==== Given material
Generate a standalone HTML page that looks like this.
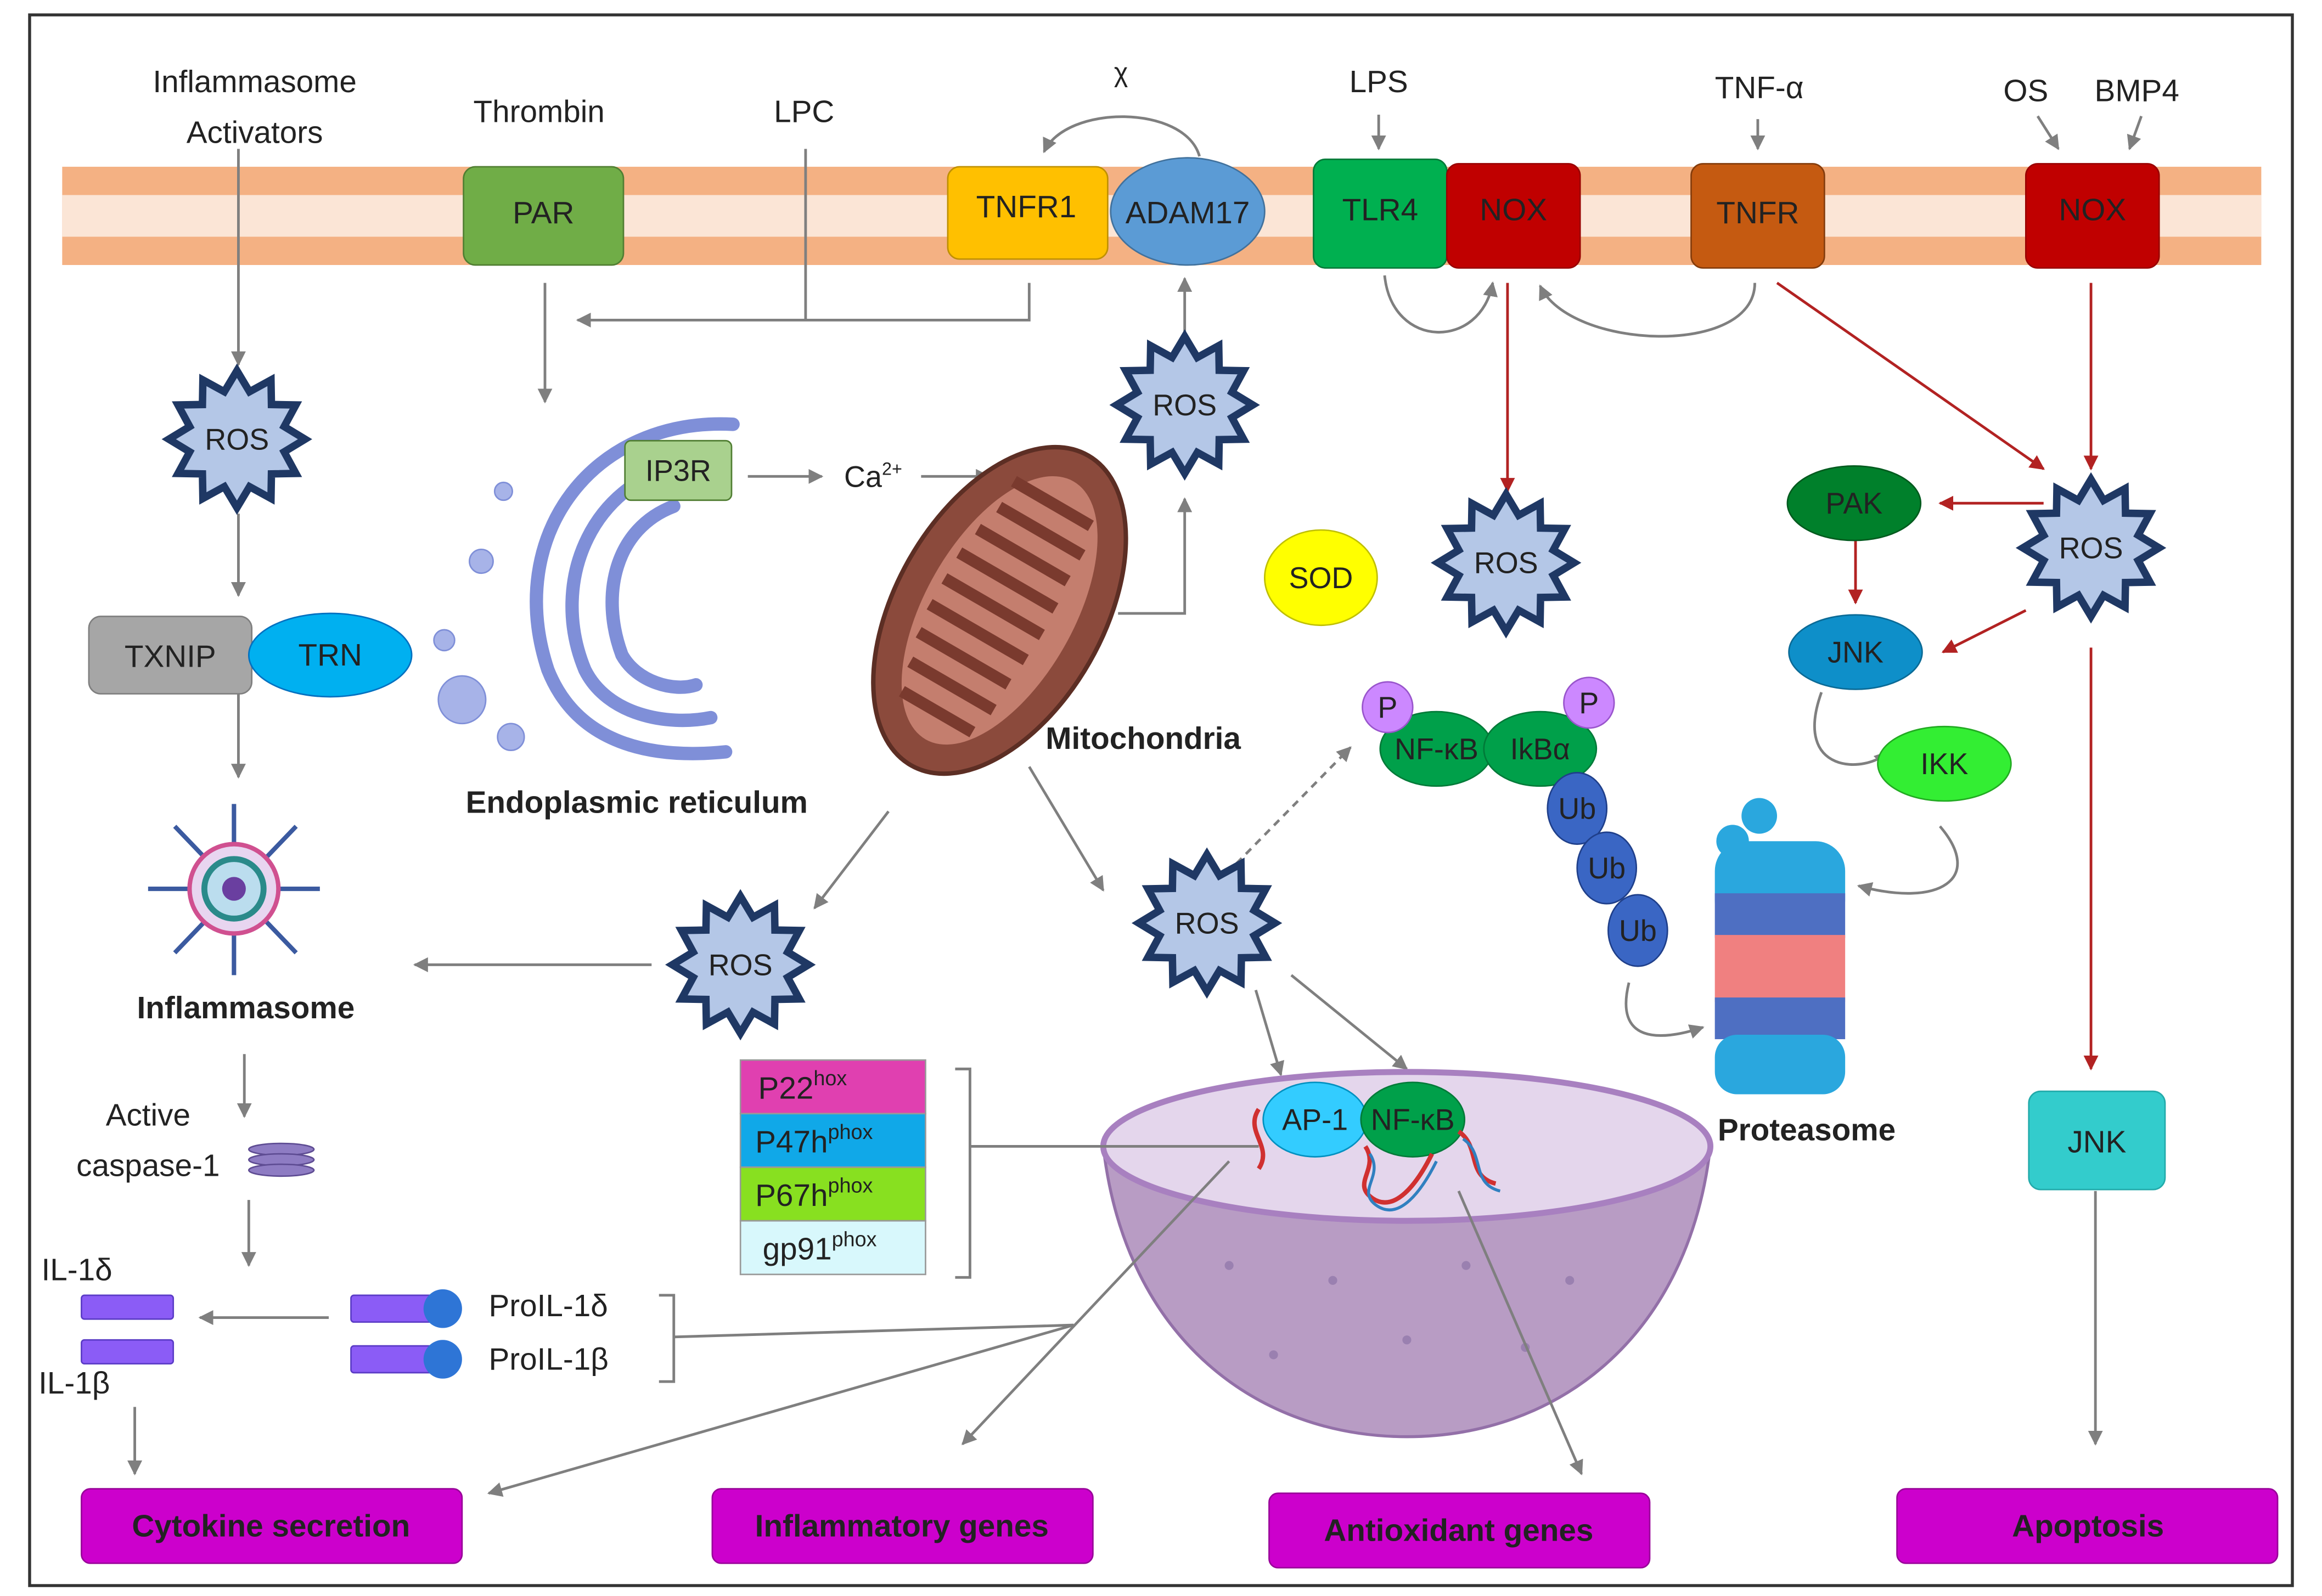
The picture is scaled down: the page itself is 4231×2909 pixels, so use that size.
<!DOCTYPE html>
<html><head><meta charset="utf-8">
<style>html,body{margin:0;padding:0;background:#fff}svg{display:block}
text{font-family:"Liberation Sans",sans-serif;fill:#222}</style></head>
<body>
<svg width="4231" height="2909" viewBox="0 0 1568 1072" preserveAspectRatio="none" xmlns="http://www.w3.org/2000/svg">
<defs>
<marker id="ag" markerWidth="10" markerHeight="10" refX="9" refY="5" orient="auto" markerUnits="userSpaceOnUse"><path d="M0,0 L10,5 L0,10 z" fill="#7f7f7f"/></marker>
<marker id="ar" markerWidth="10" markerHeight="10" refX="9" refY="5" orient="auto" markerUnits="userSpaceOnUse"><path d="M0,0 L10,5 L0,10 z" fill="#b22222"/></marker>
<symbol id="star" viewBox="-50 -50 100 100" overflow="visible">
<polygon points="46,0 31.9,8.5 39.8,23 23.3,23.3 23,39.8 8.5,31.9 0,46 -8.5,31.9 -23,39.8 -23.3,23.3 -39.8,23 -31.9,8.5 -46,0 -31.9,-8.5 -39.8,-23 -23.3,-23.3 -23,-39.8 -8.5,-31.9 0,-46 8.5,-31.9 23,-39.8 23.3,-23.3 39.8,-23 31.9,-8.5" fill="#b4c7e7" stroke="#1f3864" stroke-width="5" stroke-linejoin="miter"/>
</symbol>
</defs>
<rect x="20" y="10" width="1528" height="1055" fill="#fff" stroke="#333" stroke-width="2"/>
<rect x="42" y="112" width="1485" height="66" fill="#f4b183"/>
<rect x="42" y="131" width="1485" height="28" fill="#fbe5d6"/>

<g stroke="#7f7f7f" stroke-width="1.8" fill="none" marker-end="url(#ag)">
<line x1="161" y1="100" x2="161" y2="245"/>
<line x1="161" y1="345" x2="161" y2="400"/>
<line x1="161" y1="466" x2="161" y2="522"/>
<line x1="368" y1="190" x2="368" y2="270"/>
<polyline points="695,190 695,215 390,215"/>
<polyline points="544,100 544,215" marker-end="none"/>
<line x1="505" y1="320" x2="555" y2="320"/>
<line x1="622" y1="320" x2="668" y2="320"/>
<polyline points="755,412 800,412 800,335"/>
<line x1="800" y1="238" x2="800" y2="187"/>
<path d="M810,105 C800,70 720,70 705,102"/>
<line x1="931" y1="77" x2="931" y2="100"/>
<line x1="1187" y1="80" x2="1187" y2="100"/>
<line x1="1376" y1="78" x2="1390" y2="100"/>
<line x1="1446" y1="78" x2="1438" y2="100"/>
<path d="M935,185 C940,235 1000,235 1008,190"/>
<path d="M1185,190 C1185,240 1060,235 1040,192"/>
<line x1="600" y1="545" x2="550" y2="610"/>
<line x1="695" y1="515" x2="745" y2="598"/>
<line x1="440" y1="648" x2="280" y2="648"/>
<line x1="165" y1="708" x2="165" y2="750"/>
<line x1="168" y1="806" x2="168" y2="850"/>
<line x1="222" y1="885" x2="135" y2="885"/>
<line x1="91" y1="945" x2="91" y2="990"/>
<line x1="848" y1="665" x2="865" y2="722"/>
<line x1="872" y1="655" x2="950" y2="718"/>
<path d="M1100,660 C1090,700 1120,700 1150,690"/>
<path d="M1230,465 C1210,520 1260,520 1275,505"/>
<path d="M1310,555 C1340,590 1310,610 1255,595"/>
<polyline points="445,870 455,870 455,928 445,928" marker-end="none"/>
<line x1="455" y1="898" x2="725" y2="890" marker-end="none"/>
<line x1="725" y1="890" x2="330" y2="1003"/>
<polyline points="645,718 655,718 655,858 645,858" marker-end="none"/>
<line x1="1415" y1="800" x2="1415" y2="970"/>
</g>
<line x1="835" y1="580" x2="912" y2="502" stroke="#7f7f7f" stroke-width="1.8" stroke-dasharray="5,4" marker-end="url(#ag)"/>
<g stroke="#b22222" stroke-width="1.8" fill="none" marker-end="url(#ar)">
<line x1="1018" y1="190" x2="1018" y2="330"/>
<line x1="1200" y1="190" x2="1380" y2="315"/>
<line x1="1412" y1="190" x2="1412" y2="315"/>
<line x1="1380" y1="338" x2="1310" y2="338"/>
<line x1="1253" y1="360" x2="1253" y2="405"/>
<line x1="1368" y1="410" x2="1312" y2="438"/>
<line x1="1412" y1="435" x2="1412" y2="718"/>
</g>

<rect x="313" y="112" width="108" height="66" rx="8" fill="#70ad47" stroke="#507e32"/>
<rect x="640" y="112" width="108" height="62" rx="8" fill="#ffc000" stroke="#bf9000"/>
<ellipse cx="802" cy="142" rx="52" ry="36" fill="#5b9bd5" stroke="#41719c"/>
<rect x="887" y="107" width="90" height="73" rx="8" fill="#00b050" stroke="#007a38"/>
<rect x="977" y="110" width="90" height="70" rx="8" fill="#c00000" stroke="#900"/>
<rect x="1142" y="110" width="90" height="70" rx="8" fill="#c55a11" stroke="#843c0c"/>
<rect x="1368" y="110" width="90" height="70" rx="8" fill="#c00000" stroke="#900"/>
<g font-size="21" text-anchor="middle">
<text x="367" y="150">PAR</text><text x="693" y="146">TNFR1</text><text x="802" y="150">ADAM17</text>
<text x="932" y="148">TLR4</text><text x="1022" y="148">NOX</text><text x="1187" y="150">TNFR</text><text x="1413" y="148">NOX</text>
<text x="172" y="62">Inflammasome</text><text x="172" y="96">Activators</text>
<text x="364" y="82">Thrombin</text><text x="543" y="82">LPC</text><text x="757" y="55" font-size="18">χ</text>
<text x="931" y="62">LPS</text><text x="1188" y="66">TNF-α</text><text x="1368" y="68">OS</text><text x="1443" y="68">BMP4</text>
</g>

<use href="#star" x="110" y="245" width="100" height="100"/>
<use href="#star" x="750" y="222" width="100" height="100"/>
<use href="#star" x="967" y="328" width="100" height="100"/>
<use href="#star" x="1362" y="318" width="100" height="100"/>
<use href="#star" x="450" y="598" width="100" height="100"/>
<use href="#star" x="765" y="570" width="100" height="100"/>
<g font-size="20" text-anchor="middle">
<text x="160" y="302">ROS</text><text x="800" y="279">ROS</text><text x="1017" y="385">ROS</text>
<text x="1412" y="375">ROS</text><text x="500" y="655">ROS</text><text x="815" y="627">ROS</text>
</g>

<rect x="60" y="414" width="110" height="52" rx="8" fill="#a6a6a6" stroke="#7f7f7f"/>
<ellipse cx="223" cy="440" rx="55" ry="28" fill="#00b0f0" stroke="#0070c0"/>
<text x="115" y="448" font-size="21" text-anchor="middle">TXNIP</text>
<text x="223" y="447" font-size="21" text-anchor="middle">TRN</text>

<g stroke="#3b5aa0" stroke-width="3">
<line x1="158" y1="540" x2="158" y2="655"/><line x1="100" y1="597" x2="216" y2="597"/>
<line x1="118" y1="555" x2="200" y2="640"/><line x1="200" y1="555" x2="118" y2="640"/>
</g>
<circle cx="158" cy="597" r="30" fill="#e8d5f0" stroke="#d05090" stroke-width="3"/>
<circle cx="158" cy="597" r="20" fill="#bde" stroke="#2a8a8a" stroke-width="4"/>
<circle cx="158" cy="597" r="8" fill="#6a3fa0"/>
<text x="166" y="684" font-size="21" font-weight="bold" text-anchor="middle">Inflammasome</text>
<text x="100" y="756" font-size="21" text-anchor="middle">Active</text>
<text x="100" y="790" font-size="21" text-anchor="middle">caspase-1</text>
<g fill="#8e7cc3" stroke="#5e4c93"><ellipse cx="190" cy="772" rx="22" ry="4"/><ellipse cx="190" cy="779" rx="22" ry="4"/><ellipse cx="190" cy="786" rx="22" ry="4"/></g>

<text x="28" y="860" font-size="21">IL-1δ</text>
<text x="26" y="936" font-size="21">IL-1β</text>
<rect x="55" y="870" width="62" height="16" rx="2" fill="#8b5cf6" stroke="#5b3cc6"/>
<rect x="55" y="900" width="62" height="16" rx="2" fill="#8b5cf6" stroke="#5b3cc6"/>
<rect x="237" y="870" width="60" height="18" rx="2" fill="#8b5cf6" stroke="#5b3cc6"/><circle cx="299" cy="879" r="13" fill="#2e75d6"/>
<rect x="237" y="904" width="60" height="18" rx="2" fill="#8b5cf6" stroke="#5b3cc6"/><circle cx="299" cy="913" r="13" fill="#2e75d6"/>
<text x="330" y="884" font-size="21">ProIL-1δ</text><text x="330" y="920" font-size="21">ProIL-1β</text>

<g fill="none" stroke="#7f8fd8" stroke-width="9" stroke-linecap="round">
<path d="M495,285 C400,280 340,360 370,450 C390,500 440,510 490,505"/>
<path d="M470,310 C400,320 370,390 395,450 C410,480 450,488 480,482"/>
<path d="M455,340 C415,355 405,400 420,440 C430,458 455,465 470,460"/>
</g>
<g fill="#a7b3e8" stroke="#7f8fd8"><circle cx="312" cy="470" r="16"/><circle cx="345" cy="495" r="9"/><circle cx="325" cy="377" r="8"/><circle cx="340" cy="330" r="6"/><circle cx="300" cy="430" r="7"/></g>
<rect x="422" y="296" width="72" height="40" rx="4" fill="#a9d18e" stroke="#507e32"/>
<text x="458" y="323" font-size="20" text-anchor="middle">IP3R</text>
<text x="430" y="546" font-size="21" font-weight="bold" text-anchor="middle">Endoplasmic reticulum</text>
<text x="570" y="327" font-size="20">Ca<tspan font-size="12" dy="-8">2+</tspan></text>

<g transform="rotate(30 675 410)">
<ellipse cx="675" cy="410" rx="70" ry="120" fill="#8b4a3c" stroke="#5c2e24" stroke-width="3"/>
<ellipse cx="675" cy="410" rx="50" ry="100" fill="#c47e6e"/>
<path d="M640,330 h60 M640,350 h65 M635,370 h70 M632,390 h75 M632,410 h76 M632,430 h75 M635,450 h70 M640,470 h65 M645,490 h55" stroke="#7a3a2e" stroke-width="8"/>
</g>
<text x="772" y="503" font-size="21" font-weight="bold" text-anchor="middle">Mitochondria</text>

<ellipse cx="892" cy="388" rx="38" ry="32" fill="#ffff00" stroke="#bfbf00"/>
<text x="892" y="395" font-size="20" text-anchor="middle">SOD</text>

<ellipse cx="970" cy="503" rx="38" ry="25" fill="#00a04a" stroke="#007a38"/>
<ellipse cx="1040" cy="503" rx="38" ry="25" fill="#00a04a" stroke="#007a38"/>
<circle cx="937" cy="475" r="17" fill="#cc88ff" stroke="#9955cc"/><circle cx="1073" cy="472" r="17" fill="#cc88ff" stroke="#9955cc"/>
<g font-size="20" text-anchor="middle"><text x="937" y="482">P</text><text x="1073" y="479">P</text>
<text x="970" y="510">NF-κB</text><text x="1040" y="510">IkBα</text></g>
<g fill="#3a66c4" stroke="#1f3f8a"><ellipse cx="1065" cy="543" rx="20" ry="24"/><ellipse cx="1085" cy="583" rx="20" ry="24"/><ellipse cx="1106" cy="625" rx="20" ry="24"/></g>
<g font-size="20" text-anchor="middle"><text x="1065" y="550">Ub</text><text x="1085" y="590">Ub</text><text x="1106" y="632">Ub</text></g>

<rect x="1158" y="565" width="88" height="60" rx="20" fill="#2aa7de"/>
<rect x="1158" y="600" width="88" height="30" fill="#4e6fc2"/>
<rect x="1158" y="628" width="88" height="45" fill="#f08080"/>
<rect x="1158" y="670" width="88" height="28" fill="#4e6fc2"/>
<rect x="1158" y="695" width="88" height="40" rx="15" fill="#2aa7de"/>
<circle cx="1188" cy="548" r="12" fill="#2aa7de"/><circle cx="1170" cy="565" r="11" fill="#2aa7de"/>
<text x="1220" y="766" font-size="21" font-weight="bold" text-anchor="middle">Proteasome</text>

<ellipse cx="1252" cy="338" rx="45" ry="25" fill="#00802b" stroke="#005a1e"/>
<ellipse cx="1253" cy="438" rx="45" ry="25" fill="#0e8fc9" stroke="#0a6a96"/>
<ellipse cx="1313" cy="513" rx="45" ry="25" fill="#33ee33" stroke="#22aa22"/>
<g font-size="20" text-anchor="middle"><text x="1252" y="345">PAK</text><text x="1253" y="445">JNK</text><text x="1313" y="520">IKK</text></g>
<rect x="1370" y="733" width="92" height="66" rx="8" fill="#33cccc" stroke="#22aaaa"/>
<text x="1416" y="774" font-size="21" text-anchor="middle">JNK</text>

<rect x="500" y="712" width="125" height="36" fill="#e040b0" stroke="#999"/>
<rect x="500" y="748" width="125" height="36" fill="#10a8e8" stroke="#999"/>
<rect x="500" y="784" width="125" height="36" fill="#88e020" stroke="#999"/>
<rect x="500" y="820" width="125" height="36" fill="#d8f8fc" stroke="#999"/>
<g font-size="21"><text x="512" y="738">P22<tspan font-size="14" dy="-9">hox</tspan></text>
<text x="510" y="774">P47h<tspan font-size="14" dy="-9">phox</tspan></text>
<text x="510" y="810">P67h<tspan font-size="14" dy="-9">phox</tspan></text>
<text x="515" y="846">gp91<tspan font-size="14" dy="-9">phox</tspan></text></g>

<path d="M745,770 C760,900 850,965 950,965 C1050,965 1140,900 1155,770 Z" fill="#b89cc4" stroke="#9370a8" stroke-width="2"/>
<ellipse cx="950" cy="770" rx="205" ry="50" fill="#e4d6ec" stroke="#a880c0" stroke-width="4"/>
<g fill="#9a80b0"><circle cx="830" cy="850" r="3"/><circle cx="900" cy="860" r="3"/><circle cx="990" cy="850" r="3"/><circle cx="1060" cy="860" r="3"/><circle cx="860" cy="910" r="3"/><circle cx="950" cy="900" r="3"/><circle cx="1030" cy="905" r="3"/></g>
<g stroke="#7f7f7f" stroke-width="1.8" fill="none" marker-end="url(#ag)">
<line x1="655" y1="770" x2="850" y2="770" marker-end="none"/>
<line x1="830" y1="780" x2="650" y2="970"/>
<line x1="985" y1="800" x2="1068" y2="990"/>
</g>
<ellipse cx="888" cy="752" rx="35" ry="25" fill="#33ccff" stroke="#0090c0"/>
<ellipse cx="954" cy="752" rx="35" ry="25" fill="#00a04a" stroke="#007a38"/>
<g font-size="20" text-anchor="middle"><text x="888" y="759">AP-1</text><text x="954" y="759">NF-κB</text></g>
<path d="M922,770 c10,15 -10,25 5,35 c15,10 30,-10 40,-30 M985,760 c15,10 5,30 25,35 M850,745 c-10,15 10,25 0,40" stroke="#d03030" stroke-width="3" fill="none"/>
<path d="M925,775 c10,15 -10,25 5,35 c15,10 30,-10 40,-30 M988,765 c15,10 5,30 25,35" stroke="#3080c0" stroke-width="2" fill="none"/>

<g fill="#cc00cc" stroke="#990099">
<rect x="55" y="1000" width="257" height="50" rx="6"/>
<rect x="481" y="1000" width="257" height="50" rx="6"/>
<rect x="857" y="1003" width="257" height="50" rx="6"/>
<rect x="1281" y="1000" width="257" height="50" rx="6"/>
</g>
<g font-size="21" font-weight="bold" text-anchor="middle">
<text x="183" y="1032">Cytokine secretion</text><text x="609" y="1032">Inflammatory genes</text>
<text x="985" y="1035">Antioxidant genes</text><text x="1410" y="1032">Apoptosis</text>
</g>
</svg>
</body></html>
========
__Directions for this task__.
What is the number of lines that hold the string "page"? Give it alone.

__Solution for this exercise__.
2